Is it true that in the 1950's. The USDA helped coerce and force out Spanish farmers in Texas. Whose 500 acre stretches of land were given to them by the king of Spain, Fernando VII?

by ethan_kahn
Argumentmaker

Can you give us a more specific link to what you're asking about? All of Texas had been a Spanish colony a long time ago, which means the Spanish king at the time gave that land to white people to settle. But that would have been before Mexico, before Texan independence and before Texas became a state. But I doubt any significant claims remained in the 1950s based on the original Spanish land grants. Is that what you're referring to?

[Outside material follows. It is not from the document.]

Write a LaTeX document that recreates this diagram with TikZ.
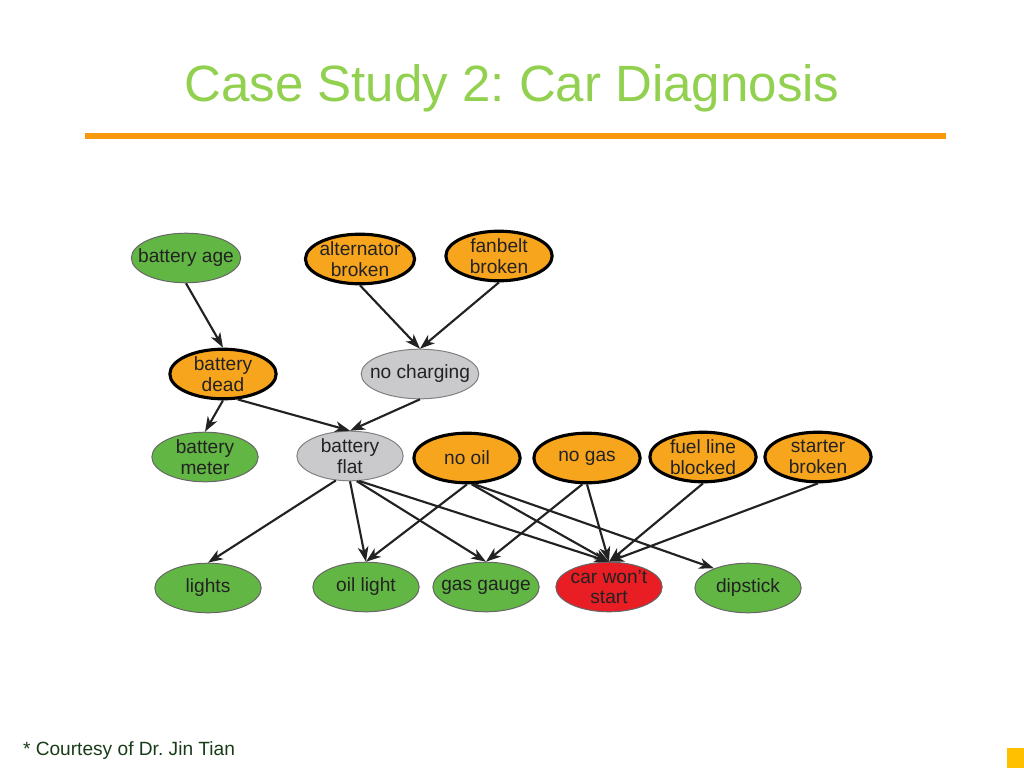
\documentclass[tikz,border=0pt]{standalone}
\usepackage{fontspec}
\setmainfont{Liberation Sans}
\usepackage{xcolor}
\usepackage{tikz}
\usetikzlibrary{shapes.geometric,arrows.meta}
\frenchspacing

\definecolor{titlegreen}{RGB}{146,208,80}
\definecolor{rulecolor}{RGB}{250,152,12}
\definecolor{footgreen}{RGB}{24,60,24}
\definecolor{cornergold}{RGB}{255,192,0}
\definecolor{obsgreen}{RGB}{98,182,68}
\definecolor{causeorange}{RGB}{248,165,30}
\definecolor{hidgray}{RGB}{202,202,204}
\definecolor{queryred}{RGB}{232,30,36}
\definecolor{nodetext}{RGB}{34,34,34}
\definecolor{arrowgray}{RGB}{34,34,34}

\begin{document}
\begin{tikzpicture}[
    x=0.0248cm, y=-0.0248cm,
    var/.style={ellipse, draw, minimum width=75pt, minimum height=35pt, inner xsep=-6.5pt, inner ysep=-1.2pt, align=center, text=nodetext, font=\fontsize{13.5}{14.5}\selectfont},
    obs/.style={var, fill=obsgreen, draw=black!60, line width=0.7pt},
    cause/.style={var, fill=causeorange, draw=black, line width=2.2pt},
    hidden/.style={var, fill=hidgray, draw=black!50, line width=0.7pt},
    query/.style={var, fill=queryred, draw=black!60, line width=0.7pt},
    arr/.style={-{Stealth[length=10.5pt,width=7.5pt,inset=3pt]}, line width=1.5pt, draw=arrowgray}
]
    \useasboundingbox (0,0) rectangle (1024,768);

    % Title
    \node[anchor=base, text=titlegreen, font=\fontsize{36}{40}\selectfont] (title) at (512,102) {Case Study 2: Car Diagnosis};
    \draw[rulecolor, line width=3.6pt] (85,136) -- (946,136);

    % Top causes
    \node[obs] (batage) at (186,258) {battery age};
    \node[cause, minimum width=77pt] (altbrk) at (360,259) {alternator\\broken};
    \node[cause] (fanbrk) at (499,256) {fanbelt\\broken};

    % Middle
    \node[cause] (batdead) at (223,374) {battery\\dead};
    \node[hidden, minimum width=83pt] (nocharge) at (420,374) {no charging};

    % Third row
    \node[obs] (batmeter) at (205,457) {battery\\meter};
    \node[hidden] (batflat) at (350,456) {battery\\flat};
    \node[cause] (nooil) at (467,458) {no oil};
    \node[cause] (nogas) at (587,458) {no gas};
    \node[cause] (fuelblk) at (703,457) {fuel line\\blocked};
    \node[cause] (startbrk) at (818,457) {starter\\broken};

    % Bottom row
    \node[obs] (lights) at (208,588) {lights};
    \node[obs] (oillight) at (366,587) {oil light};
    \node[obs] (gasgauge) at (486,587) {gas gauge};
    \node[query] (nostart) at (609,587) {car won't\\start};
    \node[obs] (dipstick) at (748,588) {dipstick};

    % Edges
    \draw[arr] (batage.south) -- (batdead.north);
    \draw[arr] (altbrk.south) -- (nocharge.north);
    \draw[arr] (fanbrk.south) -- (nocharge.north);
    \draw[arr] (batdead.south) -- (batmeter.north);
    \draw[arr] (batdead.-60) -- (batflat.north);
    \draw[arr] (nocharge.south) -- (batflat.north);
    \draw[arr] (batflat.-120) -- (lights.north);
    \draw[arr] (batflat.south) -- (oillight.north);
    \draw[arr] (batflat.-75) -- (gasgauge.north);
    \draw[arr] (batflat.-70) -- (nostart.north);
    \draw[arr] (nooil.south) -- (oillight.north);
    \draw[arr] (nooil.-80) -- (nostart.north);
    \draw[arr] (nooil.-75) -- (dipstick.150);
    \draw[arr] (nogas.-100) -- (gasgauge.north);
    \draw[arr] (nogas.-90) -- (nostart.north);
    \draw[arr] (fuelblk.south) -- (nostart.north);
    \draw[arr] (startbrk.south) -- (nostart.north);

    % Footer
    \node[anchor=base west, text=footgreen, font=\fontsize{13.5}{15}\selectfont] (credit) at (18,755) {* Courtesy of Dr. Jin Tian};
    \fill[cornergold] (1007,748) rectangle (1024,768);
\end{tikzpicture}
\end{document}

Edit: Didn't notice you specified the king. Fernando VII died in 1833, when Texas was still part of Mexico. His land grants would have been irrelevant by the 1950s, if anybody still owned land Fernando gave them, it was because their claim satisfied the laws of Mexico, independent Texas and then a century of American territorial, state and federal law prior to the 1950s. So it seems like a weird question, I doubt anybody in the 1950s was relying primarily on Fernando's land grants in court. Am I missing something?

Trumbull

Just to clarify, is the question asking who was given 500 acres of land by the king of Spain, or is it asking about the factuality of the claim that the USDA helped coerce and force out Spanish farmers (who were given their land by the king of Spain)?

I don't know the answer to either, but your question is a little ambiguous to me.